:: Recorded information
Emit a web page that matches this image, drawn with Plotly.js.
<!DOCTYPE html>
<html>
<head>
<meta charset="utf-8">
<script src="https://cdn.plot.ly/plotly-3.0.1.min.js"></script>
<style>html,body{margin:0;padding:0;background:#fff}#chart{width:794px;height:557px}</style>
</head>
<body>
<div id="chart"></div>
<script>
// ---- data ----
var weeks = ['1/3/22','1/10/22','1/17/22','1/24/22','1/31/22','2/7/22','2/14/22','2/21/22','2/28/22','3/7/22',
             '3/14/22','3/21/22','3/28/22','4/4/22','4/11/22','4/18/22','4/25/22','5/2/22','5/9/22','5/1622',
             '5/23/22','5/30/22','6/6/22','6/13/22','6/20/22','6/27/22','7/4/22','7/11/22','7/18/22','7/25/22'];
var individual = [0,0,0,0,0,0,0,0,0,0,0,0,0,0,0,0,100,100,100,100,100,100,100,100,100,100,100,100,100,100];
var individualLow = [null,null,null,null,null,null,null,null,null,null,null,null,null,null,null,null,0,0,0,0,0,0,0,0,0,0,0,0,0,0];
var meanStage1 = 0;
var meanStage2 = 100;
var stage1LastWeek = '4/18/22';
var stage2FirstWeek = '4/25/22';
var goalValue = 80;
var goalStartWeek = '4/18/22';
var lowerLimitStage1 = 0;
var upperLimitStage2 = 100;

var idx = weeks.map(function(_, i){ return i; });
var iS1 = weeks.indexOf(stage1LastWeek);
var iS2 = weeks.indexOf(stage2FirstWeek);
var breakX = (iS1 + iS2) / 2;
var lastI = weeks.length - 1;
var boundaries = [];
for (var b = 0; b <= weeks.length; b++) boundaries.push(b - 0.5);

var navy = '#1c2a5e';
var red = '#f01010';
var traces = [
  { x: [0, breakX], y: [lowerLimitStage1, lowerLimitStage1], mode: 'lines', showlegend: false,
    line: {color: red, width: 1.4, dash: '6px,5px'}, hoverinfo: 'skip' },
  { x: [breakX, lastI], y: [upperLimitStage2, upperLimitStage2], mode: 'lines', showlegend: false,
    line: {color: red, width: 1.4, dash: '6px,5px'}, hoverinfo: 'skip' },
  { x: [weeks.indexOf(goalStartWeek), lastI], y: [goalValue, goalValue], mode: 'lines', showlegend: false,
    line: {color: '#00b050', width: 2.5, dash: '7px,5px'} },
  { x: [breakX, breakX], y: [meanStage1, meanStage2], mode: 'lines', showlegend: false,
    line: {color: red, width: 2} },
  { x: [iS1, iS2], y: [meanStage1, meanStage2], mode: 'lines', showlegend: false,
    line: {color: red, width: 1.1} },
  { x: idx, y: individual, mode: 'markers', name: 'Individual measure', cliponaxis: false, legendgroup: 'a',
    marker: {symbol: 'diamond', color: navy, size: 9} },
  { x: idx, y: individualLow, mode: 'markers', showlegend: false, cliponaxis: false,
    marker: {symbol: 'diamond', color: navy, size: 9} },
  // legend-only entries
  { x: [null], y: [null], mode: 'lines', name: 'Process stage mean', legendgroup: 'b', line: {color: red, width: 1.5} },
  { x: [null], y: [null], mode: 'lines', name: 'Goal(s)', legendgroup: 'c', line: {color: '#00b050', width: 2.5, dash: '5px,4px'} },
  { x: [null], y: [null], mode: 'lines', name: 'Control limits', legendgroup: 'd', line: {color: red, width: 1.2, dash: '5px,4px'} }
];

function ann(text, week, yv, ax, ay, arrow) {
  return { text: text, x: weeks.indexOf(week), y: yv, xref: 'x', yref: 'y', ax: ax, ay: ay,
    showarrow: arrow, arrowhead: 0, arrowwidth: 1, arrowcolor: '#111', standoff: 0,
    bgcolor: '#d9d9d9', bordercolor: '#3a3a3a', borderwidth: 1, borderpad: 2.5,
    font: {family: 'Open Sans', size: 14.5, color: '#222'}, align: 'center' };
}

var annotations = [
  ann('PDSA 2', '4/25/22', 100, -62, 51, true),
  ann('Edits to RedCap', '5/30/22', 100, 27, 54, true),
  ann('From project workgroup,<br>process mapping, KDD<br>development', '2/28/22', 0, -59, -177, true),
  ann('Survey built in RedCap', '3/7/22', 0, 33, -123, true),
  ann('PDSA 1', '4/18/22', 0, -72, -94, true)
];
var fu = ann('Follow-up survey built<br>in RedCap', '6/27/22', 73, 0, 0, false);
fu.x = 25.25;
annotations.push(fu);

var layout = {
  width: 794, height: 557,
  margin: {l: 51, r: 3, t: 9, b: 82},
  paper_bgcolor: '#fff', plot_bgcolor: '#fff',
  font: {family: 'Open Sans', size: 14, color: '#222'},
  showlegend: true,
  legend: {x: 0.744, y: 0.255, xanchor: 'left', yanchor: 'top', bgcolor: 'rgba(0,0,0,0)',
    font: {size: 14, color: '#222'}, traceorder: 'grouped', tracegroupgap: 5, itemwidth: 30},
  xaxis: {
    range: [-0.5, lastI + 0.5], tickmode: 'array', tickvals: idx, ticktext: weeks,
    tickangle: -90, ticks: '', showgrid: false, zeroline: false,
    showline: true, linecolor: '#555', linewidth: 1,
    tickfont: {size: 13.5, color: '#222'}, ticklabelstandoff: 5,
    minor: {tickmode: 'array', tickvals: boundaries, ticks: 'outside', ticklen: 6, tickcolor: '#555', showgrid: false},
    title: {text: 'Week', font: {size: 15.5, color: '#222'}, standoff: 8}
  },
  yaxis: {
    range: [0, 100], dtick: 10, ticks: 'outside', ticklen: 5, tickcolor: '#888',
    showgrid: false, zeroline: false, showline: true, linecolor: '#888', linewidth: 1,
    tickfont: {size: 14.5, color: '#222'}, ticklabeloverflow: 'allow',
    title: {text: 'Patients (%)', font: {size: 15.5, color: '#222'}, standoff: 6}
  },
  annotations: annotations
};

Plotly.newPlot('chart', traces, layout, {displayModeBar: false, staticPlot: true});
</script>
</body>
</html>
::::
§ **What the task asks**
Restate every line of the data word for word.

§ **Solution**
Emit a web page that matches this image, drawn with Plotly.js.
<!DOCTYPE html>
<html>
<head>
<meta charset="utf-8">
<script src="https://cdn.plot.ly/plotly-3.0.1.min.js"></script>
<style>html,body{margin:0;padding:0;background:#fff}#chart{width:794px;height:557px}</style>
</head>
<body>
<div id="chart"></div>
<script>
// ---- data ----
var weeks = ['1/3/22','1/10/22','1/17/22','1/24/22','1/31/22','2/7/22','2/14/22','2/21/22','2/28/22','3/7/22',
             '3/14/22','3/21/22','3/28/22','4/4/22','4/11/22','4/18/22','4/25/22','5/2/22','5/9/22','5/1622',
             '5/23/22','5/30/22','6/6/22','6/13/22','6/20/22','6/27/22','7/4/22','7/11/22','7/18/22','7/25/22'];
var individual = [0,0,0,0,0,0,0,0,0,0,0,0,0,0,0,0,100,100,100,100,100,100,100,100,100,100,100,100,100,100];
var individualLow = [null,null,null,null,null,null,null,null,null,null,null,null,null,null,null,null,0,0,0,0,0,0,0,0,0,0,0,0,0,0];
var meanStage1 = 0;
var meanStage2 = 100;
var stage1LastWeek = '4/18/22';
var stage2FirstWeek = '4/25/22';
var goalValue = 80;
var goalStartWeek = '4/18/22';
var lowerLimitStage1 = 0;
var upperLimitStage2 = 100;

var idx = weeks.map(function(_, i){ return i; });
var iS1 = weeks.indexOf(stage1LastWeek);
var iS2 = weeks.indexOf(stage2FirstWeek);
var breakX = (iS1 + iS2) / 2;
var lastI = weeks.length - 1;
var boundaries = [];
for (var b = 0; b <= weeks.length; b++) boundaries.push(b - 0.5);

var navy = '#1c2a5e';
var red = '#f01010';
var traces = [
  { x: [0, breakX], y: [lowerLimitStage1, lowerLimitStage1], mode: 'lines', showlegend: false,
    line: {color: red, width: 1.4, dash: '6px,5px'}, hoverinfo: 'skip' },
  { x: [breakX, lastI], y: [upperLimitStage2, upperLimitStage2], mode: 'lines', showlegend: false,
    line: {color: red, width: 1.4, dash: '6px,5px'}, hoverinfo: 'skip' },
  { x: [weeks.indexOf(goalStartWeek), lastI], y: [goalValue, goalValue], mode: 'lines', showlegend: false,
    line: {color: '#00b050', width: 2.5, dash: '7px,5px'} },
  { x: [breakX, breakX], y: [meanStage1, meanStage2], mode: 'lines', showlegend: false,
    line: {color: red, width: 2} },
  { x: [iS1, iS2], y: [meanStage1, meanStage2], mode: 'lines', showlegend: false,
    line: {color: red, width: 1.1} },
  { x: idx, y: individual, mode: 'markers', name: 'Individual measure', cliponaxis: false, legendgroup: 'a',
    marker: {symbol: 'diamond', color: navy, size: 9} },
  { x: idx, y: individualLow, mode: 'markers', showlegend: false, cliponaxis: false,
    marker: {symbol: 'diamond', color: navy, size: 9} },
  // legend-only entries
  { x: [null], y: [null], mode: 'lines', name: 'Process stage mean', legendgroup: 'b', line: {color: red, width: 1.5} },
  { x: [null], y: [null], mode: 'lines', name: 'Goal(s)', legendgroup: 'c', line: {color: '#00b050', width: 2.5, dash: '5px,4px'} },
  { x: [null], y: [null], mode: 'lines', name: 'Control limits', legendgroup: 'd', line: {color: red, width: 1.2, dash: '5px,4px'} }
];

function ann(text, week, yv, ax, ay, arrow) {
  return { text: text, x: weeks.indexOf(week), y: yv, xref: 'x', yref: 'y', ax: ax, ay: ay,
    showarrow: arrow, arrowhead: 0, arrowwidth: 1, arrowcolor: '#111', standoff: 0,
    bgcolor: '#d9d9d9', bordercolor: '#3a3a3a', borderwidth: 1, borderpad: 2.5,
    font: {family: 'Open Sans', size: 14.5, color: '#222'}, align: 'center' };
}

var annotations = [
  ann('PDSA 2', '4/25/22', 100, -62, 51, true),
  ann('Edits to RedCap', '5/30/22', 100, 27, 54, true),
  ann('From project workgroup,<br>process mapping, KDD<br>development', '2/28/22', 0, -59, -177, true),
  ann('Survey built in RedCap', '3/7/22', 0, 33, -123, true),
  ann('PDSA 1', '4/18/22', 0, -72, -94, true)
];
var fu = ann('Follow-up survey built<br>in RedCap', '6/27/22', 73, 0, 0, false);
fu.x = 25.25;
annotations.push(fu);

var layout = {
  width: 794, height: 557,
  margin: {l: 51, r: 3, t: 9, b: 82},
  paper_bgcolor: '#fff', plot_bgcolor: '#fff',
  font: {family: 'Open Sans', size: 14, color: '#222'},
  showlegend: true,
  legend: {x: 0.744, y: 0.255, xanchor: 'left', yanchor: 'top', bgcolor: 'rgba(0,0,0,0)',
    font: {size: 14, color: '#222'}, traceorder: 'grouped', tracegroupgap: 5, itemwidth: 30},
  xaxis: {
    range: [-0.5, lastI + 0.5], tickmode: 'array', tickvals: idx, ticktext: weeks,
    tickangle: -90, ticks: '', showgrid: false, zeroline: false,
    showline: true, linecolor: '#555', linewidth: 1,
    tickfont: {size: 13.5, color: '#222'}, ticklabelstandoff: 5,
    minor: {tickmode: 'array', tickvals: boundaries, ticks: 'outside', ticklen: 6, tickcolor: '#555', showgrid: false},
    title: {text: 'Week', font: {size: 15.5, color: '#222'}, standoff: 8}
  },
  yaxis: {
    range: [0, 100], dtick: 10, ticks: 'outside', ticklen: 5, tickcolor: '#888',
    showgrid: false, zeroline: false, showline: true, linecolor: '#888', linewidth: 1,
    tickfont: {size: 14.5, color: '#222'}, ticklabeloverflow: 'allow',
    title: {text: 'Patients (%)', font: {size: 15.5, color: '#222'}, standoff: 6}
  },
  annotations: annotations
};

Plotly.newPlot('chart', traces, layout, {displayModeBar: false, staticPlot: true});
</script>
</body>
</html>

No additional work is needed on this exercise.